* EXERCISE GOAL
Give the data below again exactly as written, without its pictures.

━━━━━━━━━━

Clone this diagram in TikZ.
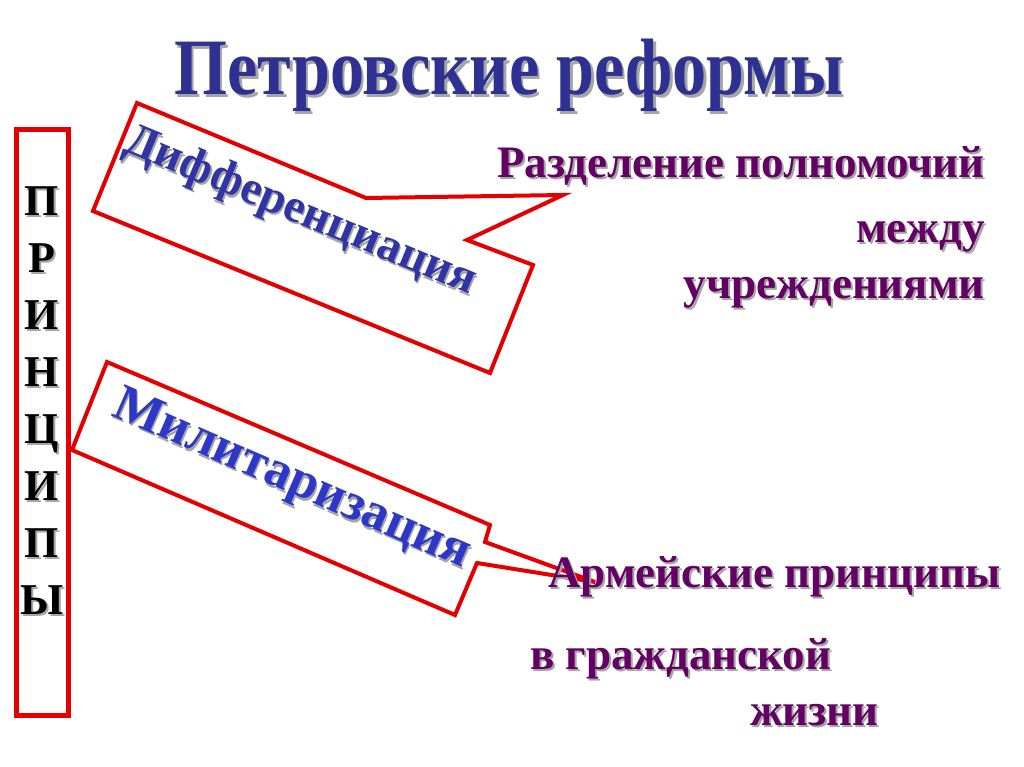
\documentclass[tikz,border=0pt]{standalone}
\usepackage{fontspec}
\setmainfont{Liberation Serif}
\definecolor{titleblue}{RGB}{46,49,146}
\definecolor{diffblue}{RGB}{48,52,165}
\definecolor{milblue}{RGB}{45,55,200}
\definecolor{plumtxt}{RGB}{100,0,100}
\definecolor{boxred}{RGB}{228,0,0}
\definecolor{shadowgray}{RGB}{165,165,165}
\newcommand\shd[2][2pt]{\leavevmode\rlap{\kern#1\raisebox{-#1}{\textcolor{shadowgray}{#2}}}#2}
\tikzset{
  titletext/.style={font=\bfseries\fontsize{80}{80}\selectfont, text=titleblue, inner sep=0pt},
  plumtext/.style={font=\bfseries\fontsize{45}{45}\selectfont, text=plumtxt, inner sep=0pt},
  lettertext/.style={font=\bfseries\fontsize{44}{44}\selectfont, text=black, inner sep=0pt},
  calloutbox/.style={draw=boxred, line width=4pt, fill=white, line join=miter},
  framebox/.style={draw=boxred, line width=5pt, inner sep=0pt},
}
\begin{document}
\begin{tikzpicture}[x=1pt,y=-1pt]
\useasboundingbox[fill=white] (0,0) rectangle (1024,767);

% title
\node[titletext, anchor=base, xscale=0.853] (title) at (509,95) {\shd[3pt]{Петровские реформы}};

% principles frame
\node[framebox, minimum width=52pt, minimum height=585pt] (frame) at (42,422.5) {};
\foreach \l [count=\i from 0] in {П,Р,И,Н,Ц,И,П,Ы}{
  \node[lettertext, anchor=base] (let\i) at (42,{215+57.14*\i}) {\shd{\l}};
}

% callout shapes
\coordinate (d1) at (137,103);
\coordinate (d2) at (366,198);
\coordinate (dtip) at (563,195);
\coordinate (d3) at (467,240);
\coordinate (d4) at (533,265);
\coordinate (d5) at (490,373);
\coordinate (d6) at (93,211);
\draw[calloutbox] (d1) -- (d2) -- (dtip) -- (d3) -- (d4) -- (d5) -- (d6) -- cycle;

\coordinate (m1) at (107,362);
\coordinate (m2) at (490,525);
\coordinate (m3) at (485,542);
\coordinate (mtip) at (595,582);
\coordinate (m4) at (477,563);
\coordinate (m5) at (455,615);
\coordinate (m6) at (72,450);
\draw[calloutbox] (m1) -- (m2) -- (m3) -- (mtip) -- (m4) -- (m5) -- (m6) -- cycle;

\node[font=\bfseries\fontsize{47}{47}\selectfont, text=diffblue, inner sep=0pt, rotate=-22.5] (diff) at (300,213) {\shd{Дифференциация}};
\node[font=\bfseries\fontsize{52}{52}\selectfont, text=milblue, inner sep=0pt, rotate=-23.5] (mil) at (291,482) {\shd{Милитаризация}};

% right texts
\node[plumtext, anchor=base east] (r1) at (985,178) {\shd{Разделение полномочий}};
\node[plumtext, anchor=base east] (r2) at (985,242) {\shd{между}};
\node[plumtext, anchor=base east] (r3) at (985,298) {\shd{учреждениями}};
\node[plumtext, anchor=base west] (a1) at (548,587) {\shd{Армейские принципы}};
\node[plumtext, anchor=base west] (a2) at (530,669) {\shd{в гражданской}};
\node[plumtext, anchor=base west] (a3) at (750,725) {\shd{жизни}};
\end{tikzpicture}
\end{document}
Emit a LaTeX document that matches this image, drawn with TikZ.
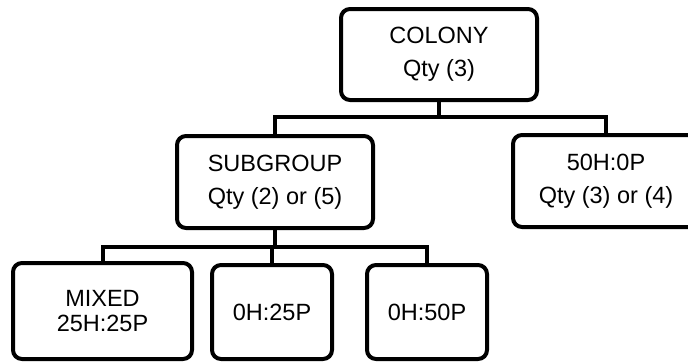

━━━━━━━━━━

* FINAL RESULT
Clone this diagram in TikZ.
\documentclass[tikz,border=0pt]{standalone}
\usepackage{fontspec}
\setmainfont{Liberation Serif}
\definecolor{titleblue}{RGB}{46,49,146}
\definecolor{diffblue}{RGB}{48,52,165}
\definecolor{milblue}{RGB}{45,55,200}
\definecolor{plumtxt}{RGB}{100,0,100}
\definecolor{boxred}{RGB}{228,0,0}
\definecolor{shadowgray}{RGB}{165,165,165}
\newcommand\shd[2][2pt]{\leavevmode\rlap{\kern#1\raisebox{-#1}{\textcolor{shadowgray}{#2}}}#2}
\tikzset{
  titletext/.style={font=\bfseries\fontsize{80}{80}\selectfont, text=titleblue, inner sep=0pt},
  plumtext/.style={font=\bfseries\fontsize{45}{45}\selectfont, text=plumtxt, inner sep=0pt},
  lettertext/.style={font=\bfseries\fontsize{44}{44}\selectfont, text=black, inner sep=0pt},
  calloutbox/.style={draw=boxred, line width=4pt, fill=white, line join=miter},
  framebox/.style={draw=boxred, line width=5pt, inner sep=0pt},
}
\begin{document}
\begin{tikzpicture}[x=1pt,y=-1pt]
\useasboundingbox[fill=white] (0,0) rectangle (1024,767);

% title
\node[titletext, anchor=base, xscale=0.853] (title) at (509,95) {\shd[3pt]{Петровские реформы}};

% principles frame
\node[framebox, minimum width=52pt, minimum height=585pt] (frame) at (42,422.5) {};
\foreach \l [count=\i from 0] in {П,Р,И,Н,Ц,И,П,Ы}{
  \node[lettertext, anchor=base] (let\i) at (42,{215+57.14*\i}) {\shd{\l}};
}

% callout shapes
\coordinate (d1) at (137,103);
\coordinate (d2) at (366,198);
\coordinate (dtip) at (563,195);
\coordinate (d3) at (467,240);
\coordinate (d4) at (533,265);
\coordinate (d5) at (490,373);
\coordinate (d6) at (93,211);
\draw[calloutbox] (d1) -- (d2) -- (dtip) -- (d3) -- (d4) -- (d5) -- (d6) -- cycle;

\coordinate (m1) at (107,362);
\coordinate (m2) at (490,525);
\coordinate (m3) at (485,542);
\coordinate (mtip) at (595,582);
\coordinate (m4) at (477,563);
\coordinate (m5) at (455,615);
\coordinate (m6) at (72,450);
\draw[calloutbox] (m1) -- (m2) -- (m3) -- (mtip) -- (m4) -- (m5) -- (m6) -- cycle;

\node[font=\bfseries\fontsize{47}{47}\selectfont, text=diffblue, inner sep=0pt, rotate=-22.5] (diff) at (300,213) {\shd{Дифференциация}};
\node[font=\bfseries\fontsize{52}{52}\selectfont, text=milblue, inner sep=0pt, rotate=-23.5] (mil) at (291,482) {\shd{Милитаризация}};

% right texts
\node[plumtext, anchor=base east] (r1) at (985,178) {\shd{Разделение полномочий}};
\node[plumtext, anchor=base east] (r2) at (985,242) {\shd{между}};
\node[plumtext, anchor=base east] (r3) at (985,298) {\shd{учреждениями}};
\node[plumtext, anchor=base west] (a1) at (548,587) {\shd{Армейские принципы}};
\node[plumtext, anchor=base west] (a2) at (530,669) {\shd{в гражданской}};
\node[plumtext, anchor=base west] (a3) at (750,725) {\shd{жизни}};
\end{tikzpicture}
\end{document}
Emit a LaTeX document that matches this image, drawn with TikZ.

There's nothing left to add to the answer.